Data listing:
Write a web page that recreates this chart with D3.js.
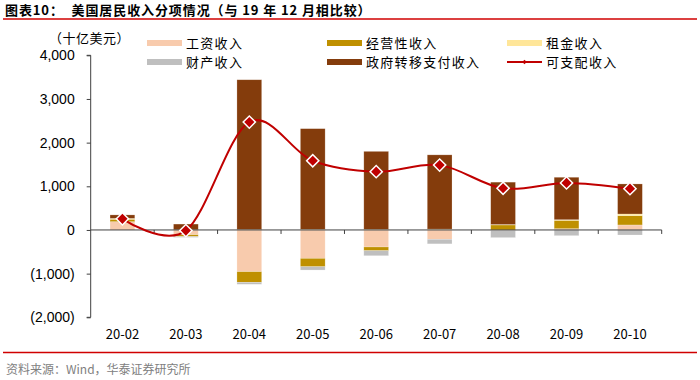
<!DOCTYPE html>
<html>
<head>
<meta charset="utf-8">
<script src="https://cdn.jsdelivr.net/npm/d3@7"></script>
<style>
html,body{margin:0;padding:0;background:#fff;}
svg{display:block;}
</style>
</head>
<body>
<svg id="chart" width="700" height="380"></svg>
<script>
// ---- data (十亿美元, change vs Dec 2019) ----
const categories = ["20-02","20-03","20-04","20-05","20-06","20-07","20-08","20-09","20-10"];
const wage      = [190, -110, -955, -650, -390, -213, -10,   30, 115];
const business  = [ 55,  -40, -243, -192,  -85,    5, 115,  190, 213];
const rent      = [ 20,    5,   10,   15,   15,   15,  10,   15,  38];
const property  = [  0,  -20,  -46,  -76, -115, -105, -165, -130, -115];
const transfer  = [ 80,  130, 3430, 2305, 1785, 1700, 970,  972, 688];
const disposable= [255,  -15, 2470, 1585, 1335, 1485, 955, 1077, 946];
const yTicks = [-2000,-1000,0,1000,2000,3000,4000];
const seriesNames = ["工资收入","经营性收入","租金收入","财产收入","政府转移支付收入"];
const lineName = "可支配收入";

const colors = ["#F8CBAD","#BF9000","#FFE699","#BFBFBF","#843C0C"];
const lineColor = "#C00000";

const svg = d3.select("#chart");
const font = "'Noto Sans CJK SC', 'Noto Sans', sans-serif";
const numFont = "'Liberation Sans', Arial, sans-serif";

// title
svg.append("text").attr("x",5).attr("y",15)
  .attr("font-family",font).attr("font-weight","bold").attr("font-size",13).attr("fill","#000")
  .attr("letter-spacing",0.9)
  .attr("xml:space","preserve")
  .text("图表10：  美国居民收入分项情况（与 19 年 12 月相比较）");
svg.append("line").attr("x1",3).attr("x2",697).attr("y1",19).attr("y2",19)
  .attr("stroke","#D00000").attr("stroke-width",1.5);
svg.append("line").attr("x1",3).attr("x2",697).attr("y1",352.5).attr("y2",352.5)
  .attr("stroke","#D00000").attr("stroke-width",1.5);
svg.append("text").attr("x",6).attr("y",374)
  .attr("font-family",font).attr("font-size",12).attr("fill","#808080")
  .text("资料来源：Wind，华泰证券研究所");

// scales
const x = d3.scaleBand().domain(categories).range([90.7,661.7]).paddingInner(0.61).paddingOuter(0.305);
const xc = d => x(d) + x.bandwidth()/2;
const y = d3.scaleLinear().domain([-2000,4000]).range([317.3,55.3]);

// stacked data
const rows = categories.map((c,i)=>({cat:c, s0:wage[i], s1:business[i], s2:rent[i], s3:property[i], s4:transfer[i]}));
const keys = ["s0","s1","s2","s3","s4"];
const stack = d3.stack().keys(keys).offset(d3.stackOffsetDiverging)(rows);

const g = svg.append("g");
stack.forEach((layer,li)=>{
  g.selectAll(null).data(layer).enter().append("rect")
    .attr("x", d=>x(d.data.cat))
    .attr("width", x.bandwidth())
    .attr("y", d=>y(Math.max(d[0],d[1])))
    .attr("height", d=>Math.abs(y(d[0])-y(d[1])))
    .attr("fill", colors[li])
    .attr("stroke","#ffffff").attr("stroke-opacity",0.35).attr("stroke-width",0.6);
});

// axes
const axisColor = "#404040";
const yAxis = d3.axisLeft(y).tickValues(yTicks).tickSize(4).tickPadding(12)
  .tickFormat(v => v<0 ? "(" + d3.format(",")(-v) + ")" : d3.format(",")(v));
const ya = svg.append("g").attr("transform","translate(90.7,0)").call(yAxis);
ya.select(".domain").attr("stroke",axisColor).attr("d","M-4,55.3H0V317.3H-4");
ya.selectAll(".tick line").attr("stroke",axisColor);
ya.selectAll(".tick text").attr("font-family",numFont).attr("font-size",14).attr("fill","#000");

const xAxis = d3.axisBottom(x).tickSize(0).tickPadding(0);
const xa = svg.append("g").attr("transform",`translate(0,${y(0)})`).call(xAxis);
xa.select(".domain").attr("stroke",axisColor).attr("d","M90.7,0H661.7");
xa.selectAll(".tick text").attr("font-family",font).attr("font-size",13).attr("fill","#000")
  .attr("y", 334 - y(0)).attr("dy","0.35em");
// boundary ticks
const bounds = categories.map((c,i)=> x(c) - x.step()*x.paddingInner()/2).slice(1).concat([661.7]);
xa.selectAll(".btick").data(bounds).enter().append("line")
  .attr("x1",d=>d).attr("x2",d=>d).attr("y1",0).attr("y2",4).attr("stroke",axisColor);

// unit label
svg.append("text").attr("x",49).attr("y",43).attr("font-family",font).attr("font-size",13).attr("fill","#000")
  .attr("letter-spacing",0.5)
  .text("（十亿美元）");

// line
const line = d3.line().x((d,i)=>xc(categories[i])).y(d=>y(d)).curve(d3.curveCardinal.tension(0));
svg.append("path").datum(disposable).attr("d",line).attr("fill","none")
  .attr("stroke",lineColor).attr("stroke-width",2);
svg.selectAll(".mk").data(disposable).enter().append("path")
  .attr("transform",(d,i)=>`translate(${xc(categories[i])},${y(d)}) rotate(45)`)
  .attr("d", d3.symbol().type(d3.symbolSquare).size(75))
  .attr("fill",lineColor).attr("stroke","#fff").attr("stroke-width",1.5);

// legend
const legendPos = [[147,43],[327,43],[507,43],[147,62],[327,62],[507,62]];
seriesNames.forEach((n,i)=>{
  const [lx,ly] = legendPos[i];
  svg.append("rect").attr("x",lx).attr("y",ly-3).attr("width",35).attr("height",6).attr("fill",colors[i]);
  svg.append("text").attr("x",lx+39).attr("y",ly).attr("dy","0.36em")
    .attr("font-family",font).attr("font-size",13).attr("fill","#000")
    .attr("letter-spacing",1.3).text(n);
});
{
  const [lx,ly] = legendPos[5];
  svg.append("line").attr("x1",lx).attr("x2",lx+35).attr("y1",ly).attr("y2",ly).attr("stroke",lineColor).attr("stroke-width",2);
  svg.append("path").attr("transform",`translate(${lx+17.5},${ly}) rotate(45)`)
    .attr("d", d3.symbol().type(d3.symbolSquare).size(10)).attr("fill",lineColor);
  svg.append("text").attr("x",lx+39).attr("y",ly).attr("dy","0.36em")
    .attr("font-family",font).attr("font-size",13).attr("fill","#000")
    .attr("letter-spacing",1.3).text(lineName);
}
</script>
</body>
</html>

* * *

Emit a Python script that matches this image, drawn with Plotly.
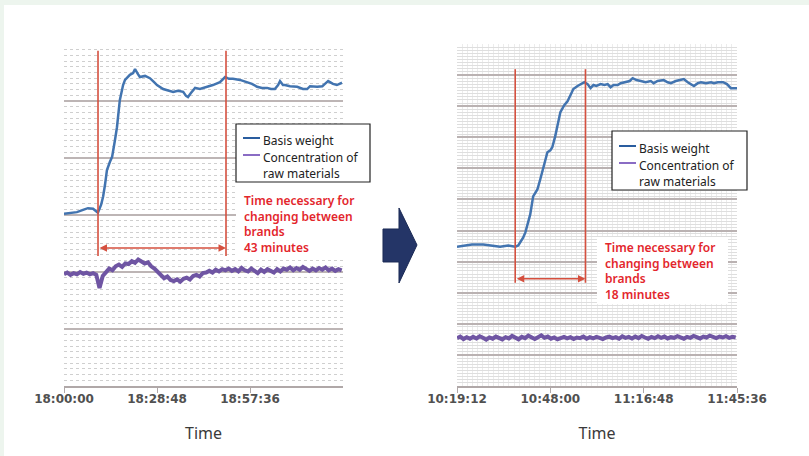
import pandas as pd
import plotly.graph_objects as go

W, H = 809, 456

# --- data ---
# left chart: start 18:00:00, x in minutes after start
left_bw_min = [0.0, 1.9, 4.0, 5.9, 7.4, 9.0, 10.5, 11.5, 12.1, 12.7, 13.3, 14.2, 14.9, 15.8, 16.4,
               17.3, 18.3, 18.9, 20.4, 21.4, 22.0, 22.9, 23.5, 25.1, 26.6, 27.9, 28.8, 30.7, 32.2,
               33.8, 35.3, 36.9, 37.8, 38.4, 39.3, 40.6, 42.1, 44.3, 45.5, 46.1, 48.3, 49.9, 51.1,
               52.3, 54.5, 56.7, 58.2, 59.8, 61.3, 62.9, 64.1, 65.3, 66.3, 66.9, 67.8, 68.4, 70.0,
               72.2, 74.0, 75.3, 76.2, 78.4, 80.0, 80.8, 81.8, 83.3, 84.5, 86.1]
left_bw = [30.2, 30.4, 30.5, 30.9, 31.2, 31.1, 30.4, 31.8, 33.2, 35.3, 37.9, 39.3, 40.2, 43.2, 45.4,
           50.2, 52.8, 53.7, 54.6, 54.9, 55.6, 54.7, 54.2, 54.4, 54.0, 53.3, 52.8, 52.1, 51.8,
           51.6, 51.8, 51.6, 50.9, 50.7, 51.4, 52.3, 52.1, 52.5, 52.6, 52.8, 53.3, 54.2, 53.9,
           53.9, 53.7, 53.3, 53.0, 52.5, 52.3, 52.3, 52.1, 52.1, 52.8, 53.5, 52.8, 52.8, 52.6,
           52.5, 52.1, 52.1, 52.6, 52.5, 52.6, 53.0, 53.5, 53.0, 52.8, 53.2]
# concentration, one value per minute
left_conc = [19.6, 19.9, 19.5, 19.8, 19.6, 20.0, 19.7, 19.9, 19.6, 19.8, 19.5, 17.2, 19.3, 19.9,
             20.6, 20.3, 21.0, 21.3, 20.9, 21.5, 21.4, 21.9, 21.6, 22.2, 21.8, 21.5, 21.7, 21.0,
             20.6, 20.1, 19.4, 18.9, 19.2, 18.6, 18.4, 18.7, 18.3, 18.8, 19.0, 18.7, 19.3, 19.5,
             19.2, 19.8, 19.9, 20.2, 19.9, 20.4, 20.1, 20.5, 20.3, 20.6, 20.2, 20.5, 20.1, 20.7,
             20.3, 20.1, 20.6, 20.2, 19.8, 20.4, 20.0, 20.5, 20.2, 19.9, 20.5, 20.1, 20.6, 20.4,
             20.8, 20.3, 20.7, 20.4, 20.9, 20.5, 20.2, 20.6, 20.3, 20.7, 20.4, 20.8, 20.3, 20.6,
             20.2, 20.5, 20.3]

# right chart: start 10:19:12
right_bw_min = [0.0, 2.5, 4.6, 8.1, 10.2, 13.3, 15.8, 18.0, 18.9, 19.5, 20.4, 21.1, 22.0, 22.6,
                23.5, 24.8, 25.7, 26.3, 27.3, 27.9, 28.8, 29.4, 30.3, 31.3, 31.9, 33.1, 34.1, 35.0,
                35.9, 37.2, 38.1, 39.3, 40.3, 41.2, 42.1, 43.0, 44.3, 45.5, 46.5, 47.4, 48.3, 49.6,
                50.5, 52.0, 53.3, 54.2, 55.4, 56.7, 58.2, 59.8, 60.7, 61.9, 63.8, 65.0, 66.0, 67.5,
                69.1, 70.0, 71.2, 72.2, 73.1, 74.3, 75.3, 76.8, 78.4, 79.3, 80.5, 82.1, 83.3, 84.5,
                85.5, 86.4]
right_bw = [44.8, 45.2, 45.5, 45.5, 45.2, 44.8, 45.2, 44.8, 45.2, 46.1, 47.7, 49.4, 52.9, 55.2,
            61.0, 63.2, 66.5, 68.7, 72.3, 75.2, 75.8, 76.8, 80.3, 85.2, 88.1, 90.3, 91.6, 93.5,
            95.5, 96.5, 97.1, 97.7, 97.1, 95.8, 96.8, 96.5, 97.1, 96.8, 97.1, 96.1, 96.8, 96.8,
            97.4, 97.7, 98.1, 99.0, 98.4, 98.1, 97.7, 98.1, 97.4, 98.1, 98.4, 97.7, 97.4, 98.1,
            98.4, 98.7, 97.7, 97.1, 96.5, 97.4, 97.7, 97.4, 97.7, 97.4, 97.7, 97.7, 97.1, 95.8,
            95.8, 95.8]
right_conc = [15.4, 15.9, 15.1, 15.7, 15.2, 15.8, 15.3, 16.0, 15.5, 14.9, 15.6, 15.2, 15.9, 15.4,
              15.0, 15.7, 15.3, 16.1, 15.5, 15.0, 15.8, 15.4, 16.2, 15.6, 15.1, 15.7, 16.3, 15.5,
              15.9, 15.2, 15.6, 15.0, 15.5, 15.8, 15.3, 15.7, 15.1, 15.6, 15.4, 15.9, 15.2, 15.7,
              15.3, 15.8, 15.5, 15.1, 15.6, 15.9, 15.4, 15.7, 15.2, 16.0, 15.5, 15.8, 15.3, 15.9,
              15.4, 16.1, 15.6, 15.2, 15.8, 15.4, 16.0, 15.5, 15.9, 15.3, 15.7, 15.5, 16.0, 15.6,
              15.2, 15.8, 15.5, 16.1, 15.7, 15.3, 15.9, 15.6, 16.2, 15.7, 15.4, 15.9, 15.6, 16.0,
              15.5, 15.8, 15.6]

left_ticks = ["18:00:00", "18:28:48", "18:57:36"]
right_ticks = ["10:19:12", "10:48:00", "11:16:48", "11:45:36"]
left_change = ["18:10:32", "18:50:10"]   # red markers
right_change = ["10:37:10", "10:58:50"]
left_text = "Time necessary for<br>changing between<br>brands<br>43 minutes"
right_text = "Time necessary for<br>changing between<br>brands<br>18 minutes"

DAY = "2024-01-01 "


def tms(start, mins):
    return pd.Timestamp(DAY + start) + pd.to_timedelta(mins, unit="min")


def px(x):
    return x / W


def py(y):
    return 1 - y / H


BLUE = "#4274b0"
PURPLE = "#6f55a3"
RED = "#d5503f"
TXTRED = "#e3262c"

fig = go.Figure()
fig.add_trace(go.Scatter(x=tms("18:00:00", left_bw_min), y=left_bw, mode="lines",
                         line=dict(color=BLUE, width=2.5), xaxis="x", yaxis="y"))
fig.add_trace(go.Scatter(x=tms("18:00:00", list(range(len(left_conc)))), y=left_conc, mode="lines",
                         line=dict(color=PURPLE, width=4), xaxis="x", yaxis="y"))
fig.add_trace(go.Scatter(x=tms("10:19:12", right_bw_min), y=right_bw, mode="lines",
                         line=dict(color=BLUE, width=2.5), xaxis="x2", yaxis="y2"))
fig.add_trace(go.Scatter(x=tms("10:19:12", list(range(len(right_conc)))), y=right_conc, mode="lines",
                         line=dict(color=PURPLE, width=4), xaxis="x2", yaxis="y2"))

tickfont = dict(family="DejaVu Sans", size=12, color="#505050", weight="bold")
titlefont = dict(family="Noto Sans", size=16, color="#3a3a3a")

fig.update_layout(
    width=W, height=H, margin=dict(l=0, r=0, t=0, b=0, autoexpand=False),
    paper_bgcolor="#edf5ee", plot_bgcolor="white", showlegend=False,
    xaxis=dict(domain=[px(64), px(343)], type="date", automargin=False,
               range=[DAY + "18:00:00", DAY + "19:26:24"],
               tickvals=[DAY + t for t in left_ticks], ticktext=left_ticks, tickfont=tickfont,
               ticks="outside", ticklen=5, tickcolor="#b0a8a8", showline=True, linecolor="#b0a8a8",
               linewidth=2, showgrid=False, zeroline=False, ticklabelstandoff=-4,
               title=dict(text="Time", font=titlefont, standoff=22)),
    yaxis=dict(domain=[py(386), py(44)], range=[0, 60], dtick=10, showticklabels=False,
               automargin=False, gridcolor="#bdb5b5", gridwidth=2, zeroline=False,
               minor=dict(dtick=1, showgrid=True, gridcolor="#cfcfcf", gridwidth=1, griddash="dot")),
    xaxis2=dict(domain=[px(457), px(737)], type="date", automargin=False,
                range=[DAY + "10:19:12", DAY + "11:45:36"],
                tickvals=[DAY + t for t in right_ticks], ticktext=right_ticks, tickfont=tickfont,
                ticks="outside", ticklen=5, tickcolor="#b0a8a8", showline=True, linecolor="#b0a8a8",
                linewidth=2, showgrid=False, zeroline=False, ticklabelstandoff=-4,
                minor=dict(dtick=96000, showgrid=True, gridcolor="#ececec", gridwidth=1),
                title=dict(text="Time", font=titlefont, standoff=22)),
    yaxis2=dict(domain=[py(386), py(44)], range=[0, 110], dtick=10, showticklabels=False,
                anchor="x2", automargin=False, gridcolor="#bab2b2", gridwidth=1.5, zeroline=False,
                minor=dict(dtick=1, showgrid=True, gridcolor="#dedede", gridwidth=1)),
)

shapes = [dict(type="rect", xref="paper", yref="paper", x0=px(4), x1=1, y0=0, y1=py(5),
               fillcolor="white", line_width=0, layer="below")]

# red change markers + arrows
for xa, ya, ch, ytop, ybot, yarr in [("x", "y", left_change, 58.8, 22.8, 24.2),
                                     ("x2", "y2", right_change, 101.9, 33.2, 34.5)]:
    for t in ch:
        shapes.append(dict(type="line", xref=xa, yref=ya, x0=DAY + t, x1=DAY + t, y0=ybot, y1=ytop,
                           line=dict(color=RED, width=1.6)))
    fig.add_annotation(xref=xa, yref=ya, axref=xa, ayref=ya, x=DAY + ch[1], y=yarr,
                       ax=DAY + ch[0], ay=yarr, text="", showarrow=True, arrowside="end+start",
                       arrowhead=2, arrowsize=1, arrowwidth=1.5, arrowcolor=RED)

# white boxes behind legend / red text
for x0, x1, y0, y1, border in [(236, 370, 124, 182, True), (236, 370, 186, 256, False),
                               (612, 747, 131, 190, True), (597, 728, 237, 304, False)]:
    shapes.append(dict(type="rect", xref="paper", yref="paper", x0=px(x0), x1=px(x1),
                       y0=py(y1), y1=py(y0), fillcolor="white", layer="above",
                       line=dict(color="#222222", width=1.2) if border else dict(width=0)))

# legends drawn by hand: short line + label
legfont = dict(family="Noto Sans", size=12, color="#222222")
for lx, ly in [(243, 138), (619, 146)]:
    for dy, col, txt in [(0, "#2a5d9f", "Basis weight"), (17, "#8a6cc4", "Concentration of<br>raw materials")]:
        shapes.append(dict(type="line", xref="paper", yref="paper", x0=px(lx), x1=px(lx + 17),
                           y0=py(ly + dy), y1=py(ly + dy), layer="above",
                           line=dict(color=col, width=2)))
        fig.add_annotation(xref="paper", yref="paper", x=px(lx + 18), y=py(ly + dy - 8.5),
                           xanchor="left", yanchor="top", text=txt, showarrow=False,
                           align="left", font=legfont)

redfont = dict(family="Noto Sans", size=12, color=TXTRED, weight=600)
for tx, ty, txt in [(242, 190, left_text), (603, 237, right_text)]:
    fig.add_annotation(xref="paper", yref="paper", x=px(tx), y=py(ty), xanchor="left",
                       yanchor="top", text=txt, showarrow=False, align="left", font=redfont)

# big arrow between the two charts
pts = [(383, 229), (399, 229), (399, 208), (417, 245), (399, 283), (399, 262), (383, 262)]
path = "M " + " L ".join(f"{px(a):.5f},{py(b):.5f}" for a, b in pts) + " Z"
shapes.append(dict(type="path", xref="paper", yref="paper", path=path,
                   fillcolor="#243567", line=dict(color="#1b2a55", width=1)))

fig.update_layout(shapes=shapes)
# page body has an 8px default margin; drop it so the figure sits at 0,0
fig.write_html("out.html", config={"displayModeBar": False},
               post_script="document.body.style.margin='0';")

---

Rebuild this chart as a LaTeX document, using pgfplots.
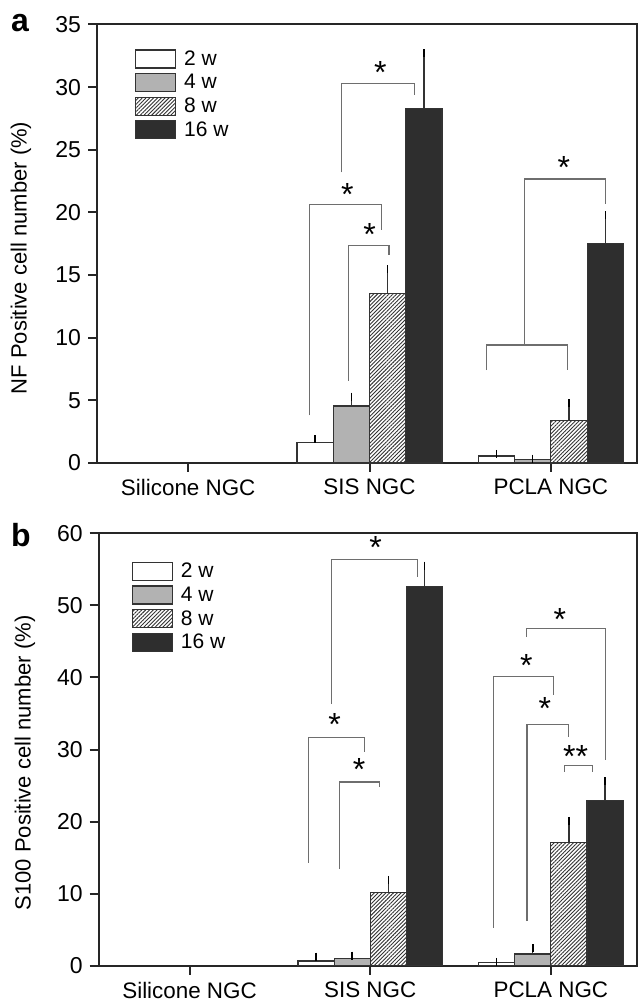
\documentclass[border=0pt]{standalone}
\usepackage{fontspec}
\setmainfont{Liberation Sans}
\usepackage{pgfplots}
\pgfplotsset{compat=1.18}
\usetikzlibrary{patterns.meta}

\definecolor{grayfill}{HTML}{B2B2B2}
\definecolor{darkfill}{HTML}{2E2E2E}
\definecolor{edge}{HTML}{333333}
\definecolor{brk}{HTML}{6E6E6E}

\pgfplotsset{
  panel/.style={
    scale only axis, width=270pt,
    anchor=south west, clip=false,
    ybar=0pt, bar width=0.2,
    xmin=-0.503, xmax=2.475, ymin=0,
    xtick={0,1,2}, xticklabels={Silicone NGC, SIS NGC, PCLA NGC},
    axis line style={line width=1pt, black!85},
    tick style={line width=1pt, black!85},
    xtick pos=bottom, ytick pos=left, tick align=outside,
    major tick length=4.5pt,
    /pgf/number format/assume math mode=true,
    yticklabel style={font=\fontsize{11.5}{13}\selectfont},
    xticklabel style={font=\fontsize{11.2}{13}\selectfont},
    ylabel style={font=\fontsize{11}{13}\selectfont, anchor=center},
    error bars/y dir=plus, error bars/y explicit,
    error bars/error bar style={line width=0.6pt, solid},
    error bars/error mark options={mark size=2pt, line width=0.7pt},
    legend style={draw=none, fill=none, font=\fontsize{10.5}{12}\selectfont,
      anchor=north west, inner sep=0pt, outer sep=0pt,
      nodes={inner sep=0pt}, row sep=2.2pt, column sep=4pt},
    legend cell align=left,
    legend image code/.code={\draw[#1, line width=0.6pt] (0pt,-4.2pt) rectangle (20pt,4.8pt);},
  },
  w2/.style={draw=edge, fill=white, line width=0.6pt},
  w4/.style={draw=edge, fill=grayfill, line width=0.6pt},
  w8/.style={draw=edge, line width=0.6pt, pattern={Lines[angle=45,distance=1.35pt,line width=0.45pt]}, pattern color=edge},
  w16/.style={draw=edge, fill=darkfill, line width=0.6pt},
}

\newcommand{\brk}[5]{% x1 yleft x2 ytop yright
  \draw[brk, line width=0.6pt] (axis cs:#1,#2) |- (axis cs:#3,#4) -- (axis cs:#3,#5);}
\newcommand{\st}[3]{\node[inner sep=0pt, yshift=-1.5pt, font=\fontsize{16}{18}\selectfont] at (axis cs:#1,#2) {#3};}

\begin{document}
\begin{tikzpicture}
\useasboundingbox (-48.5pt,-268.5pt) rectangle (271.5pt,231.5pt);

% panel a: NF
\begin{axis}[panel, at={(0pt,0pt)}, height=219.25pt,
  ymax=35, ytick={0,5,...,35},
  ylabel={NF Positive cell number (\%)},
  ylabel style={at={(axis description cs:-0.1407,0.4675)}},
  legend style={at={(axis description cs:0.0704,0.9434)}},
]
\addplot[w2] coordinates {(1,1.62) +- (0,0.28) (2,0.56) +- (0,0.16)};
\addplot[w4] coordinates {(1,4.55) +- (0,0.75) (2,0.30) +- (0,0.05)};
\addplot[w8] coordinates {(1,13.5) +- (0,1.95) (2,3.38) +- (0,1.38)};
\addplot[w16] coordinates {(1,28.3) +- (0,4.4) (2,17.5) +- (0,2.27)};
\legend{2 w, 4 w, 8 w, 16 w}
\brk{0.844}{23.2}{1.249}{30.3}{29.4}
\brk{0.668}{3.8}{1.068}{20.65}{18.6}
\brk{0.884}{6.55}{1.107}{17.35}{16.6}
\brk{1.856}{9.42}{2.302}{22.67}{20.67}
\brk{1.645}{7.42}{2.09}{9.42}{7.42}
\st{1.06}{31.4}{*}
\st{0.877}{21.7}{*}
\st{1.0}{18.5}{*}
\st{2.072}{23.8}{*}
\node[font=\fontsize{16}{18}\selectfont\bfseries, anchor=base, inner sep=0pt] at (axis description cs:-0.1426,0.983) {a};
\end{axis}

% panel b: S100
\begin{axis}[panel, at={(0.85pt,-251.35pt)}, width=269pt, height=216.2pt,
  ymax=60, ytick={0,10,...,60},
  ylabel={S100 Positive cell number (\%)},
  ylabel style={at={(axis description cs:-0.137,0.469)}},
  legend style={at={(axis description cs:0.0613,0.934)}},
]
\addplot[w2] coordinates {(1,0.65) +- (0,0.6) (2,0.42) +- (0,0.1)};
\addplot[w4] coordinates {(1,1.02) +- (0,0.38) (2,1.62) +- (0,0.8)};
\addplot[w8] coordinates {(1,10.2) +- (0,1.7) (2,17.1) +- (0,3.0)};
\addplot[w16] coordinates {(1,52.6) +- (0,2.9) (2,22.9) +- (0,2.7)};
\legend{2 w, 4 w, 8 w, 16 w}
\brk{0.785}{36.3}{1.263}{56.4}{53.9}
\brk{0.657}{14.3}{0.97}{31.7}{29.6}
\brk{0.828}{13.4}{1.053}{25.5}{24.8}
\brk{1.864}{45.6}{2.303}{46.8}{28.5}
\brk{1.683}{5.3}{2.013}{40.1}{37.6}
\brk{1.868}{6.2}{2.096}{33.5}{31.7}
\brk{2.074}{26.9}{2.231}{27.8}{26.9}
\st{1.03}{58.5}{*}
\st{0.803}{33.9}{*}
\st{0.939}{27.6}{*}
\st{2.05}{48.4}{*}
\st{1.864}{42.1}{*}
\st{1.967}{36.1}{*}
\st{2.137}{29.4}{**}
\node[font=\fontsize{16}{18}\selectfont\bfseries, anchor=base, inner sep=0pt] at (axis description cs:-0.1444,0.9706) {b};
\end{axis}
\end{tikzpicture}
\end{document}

* WHAT THE TASK REQUIRES *
From the line that has "Emit a Python" through the line that has "W, H = 809, 456", reproduce each line exactly as it stands and nothing else; do not include any pictures.

* SOLUTION TO THE EXERCISE *
Emit a Python script that matches this image, drawn with Plotly.
import pandas as pd
import plotly.graph_objects as go

W, H = 809, 456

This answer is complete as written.